Moving Up Is an Absolute Good
Relative mobility is not the only kind of mobility, nor is it necessarily the most important. We can also look at rates of absolute mobility, which is a measure of how living standards themselves and not relative income rank change over time.
It’s easy to decide how much absolute mobility we want in America: more! Positive absolute mobility corresponds directly with improving standards of living. And it’s easy to support increasing absolute mobility on moral grounds. Everyone can do better under this concept of mobility. Looking at mobility through this lens, no one has to do worse for someone else to do better.
Using the same data and definitions as before, I computed absolute mobility statistics. As Chart 2 shows, I found that around 73 percent of Americans in their 40s have higher incomes than did their parents. Among children raised in the bottom quintile, 86 percent have gone on to enjoy higher incomes than their parents. In other words, 86 percent of today’s 40-somethings who were raised in the bottom quintile have higher incomes than their parents did when the parents were in their 40s. This is particularly important since upward mobility from the bottom of the income distribution is what we should care about most.
For adults who were raised in the second quintile, about 76 percent enjoy a higher income than their parents. This is important because this quintile represents many in the working class, a group that has received considerable attention from populists in both political parties, including President Trump and several Democratic presidential candidates.
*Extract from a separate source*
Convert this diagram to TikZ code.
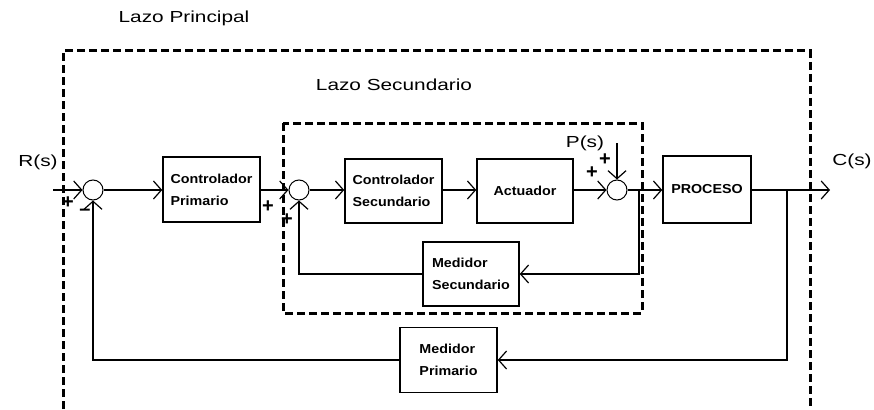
\documentclass[tikz,border=0pt]{standalone}
\usepackage{fontspec}
\setmainfont{Liberation Sans}
\newfontfamily\lblfont[FakeStretch=1.3]{Liberation Sans}
\newfontfamily\boxfont[FakeStretch=1.1]{Liberation Sans}
\usetikzlibrary{arrows.meta}
\begin{document}
\begin{tikzpicture}[x=1pt,y=-1pt,
  ln/.style={line width=1.6pt},
  arr/.style={ln,-{Straight Barb[length=8pt,width=18pt,line width=1.2pt]}},
  blk/.style={draw,line width=1.5pt,minimum width=97pt,minimum height=65pt,inner sep=0pt,
    font=\boxfont\bfseries\fontsize{13}{22}\selectfont,align=left},
  sumj/.style={draw,circle,line width=1pt,minimum size=20pt,inner sep=0pt},
  lbl/.style={font=\lblfont\fontsize{16}{18}\selectfont,inner sep=0pt},
  sgn/.style={font=\fontsize{20}{20}\selectfont\bfseries,inner sep=0pt},
  dsh/.style={line width=3pt,dash pattern=on 8pt off 4pt}]
\useasboundingbox (0,0) rectangle (874,409);
% dashed loops
\draw[dsh] (63,409) -- (63,51) -- (810,51) -- (810,409);
\draw[dsh] (283,123) rectangle (642,313);
\node[lbl] (lp) at (184,18) {Lazo Principal};
\node[lbl] (ls) at (394,85) {Lazo Secundario};
% summing junctions
\node[sumj] (s1) at (93,190) {};
\node[sumj] (s2) at (299,190) {};
\node[sumj] (s3) at (617,190) {};
% blocks
\node[blk] (cp) at (211.5,189.5) {Controlador\\Primario};
\node[blk,minimum width=97pt,minimum height=64pt] (cs) at (393.5,191) {Controlador\\Secundario};
\node[blk,minimum width=96pt,minimum height=64pt] (act) at (525,191) {Actuador};
\node[blk,minimum width=88pt,minimum height=67pt] (proc) at (707,189.5) {PROCESO};
\node[blk,minimum width=96pt,minimum height=64pt] (ms) at (471,274) {Medidor\\Secundario};
\node[blk,minimum width=97pt,minimum height=65pt] (mp) at (448.5,360) {Medidor\\Primario};
% labels
\node[lbl] (rs) at (38,162) {R(s)};
\node[lbl] (csig) at (852,161) {C(s)};
\node[lbl] (ps) at (585,143) {P(s)};
\node[sgn] at (68,203) {+};
\node[sgn] at (85,212) {–};
\node[sgn] at (268,207) {+};
\node[sgn] at (287,220) {+};
\node[sgn] at (592,173) {+};
\node[sgn] at (605,160) {+};
% coordinates
\coordinate (in) at (53,190);
\coordinate (out) at (830,190);
\coordinate (br1) at (787,190);
\coordinate (br2) at (639,190);
\coordinate (pin) at (617,143);
% forward path
\draw[arr] (in) -- (s1);
\draw[arr] (s1) -- (s1 -| cp.west);
\draw[arr] (s2 -| cp.east) -- (s2);
\draw[arr] (s2) -- (s2 -| cs.west);
\draw[arr] (s2 -| cs.east) -- (s2 -| act.west);
\draw[arr] (s3 -| act.east) -- (s3);
\draw[arr] (s3) -- (s3 -| proc.west);
\draw[arr] (s3 -| proc.east) -- (out);
\draw[arr] (pin) -- (s3);
% secondary loop
\draw[arr] (br2) |- (ms.east);
\draw[arr] (ms.west) -| (s2);
% primary loop
\draw[arr] (br1) |- (mp.east);
\draw[arr] (mp.west) -| (s1);
\end{tikzpicture}
\end{document}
This analysis suggests that America is clearly an upwardly mobile nation. The common experience is for children to have higher incomes than their parents. This is particularly true of children raised in the bottom 20 percent and, really, for those raised outside the top 20 percent.
America Has Not Finished Moving
Assessing all aspects of economic mobility is hard, and this article is certainly not intended to be a comprehensive summary. I have focused on income mobility, but earnings, wealth, education, or occupation mobility is also worth examining. I have also focused on intergenerational mobility, but mobility within a generation is also important.
Furthermore, I have presented a broad picture of mobility between generations but haven’t offered mobility results among different races. While African Americans were included in this analysis, as a group they are noticeably less mobile than white Americans. This is troubling.
Americans should not be complacent. We should hope for and work toward a future where incomes grow more rapidly within the same family across generations, where more children go on to out-earn their parents, and by wider margins. Americans rightly have high expectations.
Could there be more upward mobility in America? Yes. But if you have to pick between the American Dream of upward mobility being alive or dead, between America being a class society or not, the data strongly supports the description of America as an upwardly mobile society. America is not a class society, where little intergenerational progress takes place. The American Dream is not dead.
Of course, what we care about most is whether today’s young people will be upwardly mobile, not whether today’s 40-year-olds did better than their parents. We should pursue that goal aggressively, as if the American Dream is slipping from our grasp—even if it’s not.